The fight for lower hours didn’t begin with the EU. It certainly hasn’t ended with the Working Time Directive – the number of hours we are working is climbing steadily…
A TUC initiative, Work Your Proper Hours Day came and went on 26 February this year without attracting much attention either from the media or from constituent unions and their members.
The day, designed to draw attention to the increase in working hours for British workers, may not have been a priority for Congress House. It has other fish to fry as it colludes with Cameron and Osborne in the Remain campaign.
The TUC estimated that if all the unpaid overtime worked by the average employee were put together at the start of the year, it would be mid-February before they started to be paid. Work Your Proper Hours Day was devised to mark this.
The very idea of having one day a year when you work your contracted hours shows the scale of the problem. The fact is that in almost every workplace around the country we have lost control of the hours that we work. We will pay dearly for this through stress-related illness and premature death.
In hourly-paid occupations, the overtime is effectively compulsory, but is at least paid. In other work – including most monthly paid jobs – unpaid overtime is the new normal (see Box).
British workers put in unpaid overtime hours worth £31.5 billion in 2015, though our class once led the world in the fight to limit the working day. Now we work long hours, take shorter and shorter lunch breaks and enjoy few public holidays. Sunday working, driven through against fierce opposition, particularly from USDAW, the shop workers’ union, has become the norm for many, not just shop workers.
No hope from the EU
Let us dispose quickly of the notion that workers can hope for anything from the EU on working hours. The Working Time Directive is sometimes cited, incorrectly, as having some bearing on the junior doctors’ contract. In fact, the BMA and their junior doctor members negotiated a far better agreement on working hours, which the new contract would dispose of.

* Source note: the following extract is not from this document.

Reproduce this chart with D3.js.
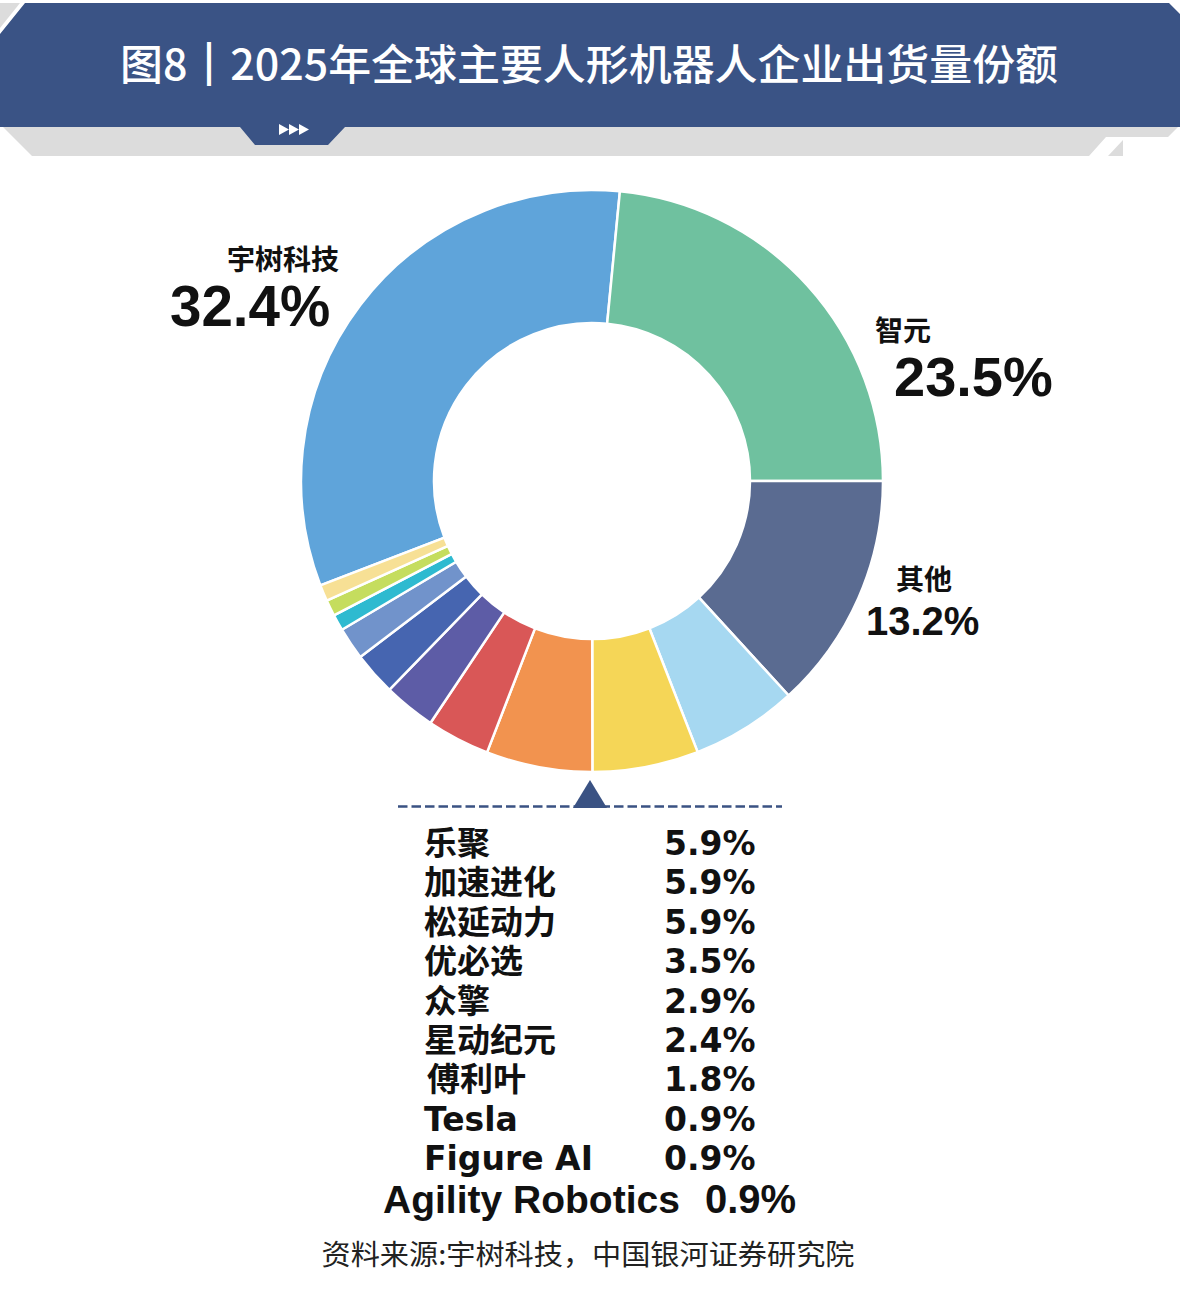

British workers fought to put limits on the day long before the EU, EEC or Common Market.
Left to its own devices, capitalism would have us take the absolute minimum of time to prepare ourselves for the next day’s work – time to eat a meal and sleep. It was against this that trade unions made the limit on the working day central to our early struggles.
‘Researchers predict a world in which there are a few full-time workers working increasingly long hours, and a reserve army of casuals.’
As Marx observed, a 10-hour working day had been normal in the 18th century , but in the years of the wars against revolutionary France, aided by the Combination Acts and fierce repression of trade unions, capitalists increased the length of the working day to 10, 12, 14, even 18 hours. Marx wrote that even as hard-nosed an apologist for capitalism as Thomas Malthus feared that workers would become extinct if this continued. The legislative limits set on the working day were the product of a protracted civil war between workers and capitalists.
Fifty years ago, pundits held forth about leisure societies. In the 1930s the bourgeois economist J.M. Keynes predicted that his grandchildren would work three-hour days. He would be puzzled to find British workers, who led the fight for the eight-hour day, increasing their hours.
Longer weeks
A growing number of us, now 3.4 million – and that’s just the official tally – work over 48 hours a week, a figure that has been rising by 15 per cent year on year since 2010. We have zero hours contracts and internships. A growing number of workers, made redundant, find themselves driven into self-employment. Some may earn much the same as they did before, but with all the overhead costs met from their own pocket, not that of the employer they work for.
A study by LSE economists of what they call extreme working hours shows a trend of gradual deregulation along with an increasing ratio of long working weeks.
They predict a world in which there are a few full-time workers working increasingly long hours, and a reserve army of casuals, on short to zero hours and few if any benefits. In truth, in large parts of the economy, we are already there.
Many see nothing wrong with working every hour they wake, connected to the workplace by electronic devices. Toadies vie with one another to reply to the boss’s emails at more and more antisocial hours, and this becomes the norm. Who would have thought workers would gladly spend their own money on devices the employer could use to invade their spare time?
Neither is there any respite at the end of a worker’s working life. Increases in state pension age have wrecked the plans of many, not least women. If there were to be a single age for men and women at which they could start to draw the state pension, the logical solution would have been to make it 60 for everyone. Instead, successive governments conspired to hike it. So women born from March 1950 onwards, who had expected to be able to draw their pension at the age of 60 find the age pushed upwards. Men and women born after 1953 will now not draw the state pension until the age of 66; those born after March 1960 not until the age of 67; and those born in 1978 or later only when they reach 68.
A study by the Royal London pensions firm found that a worker aged 22 in 2016 would have to work until 77 to enjoy the same standard of living as his parents did when they retired. In some parts of Britain, that age could be even higher at 81.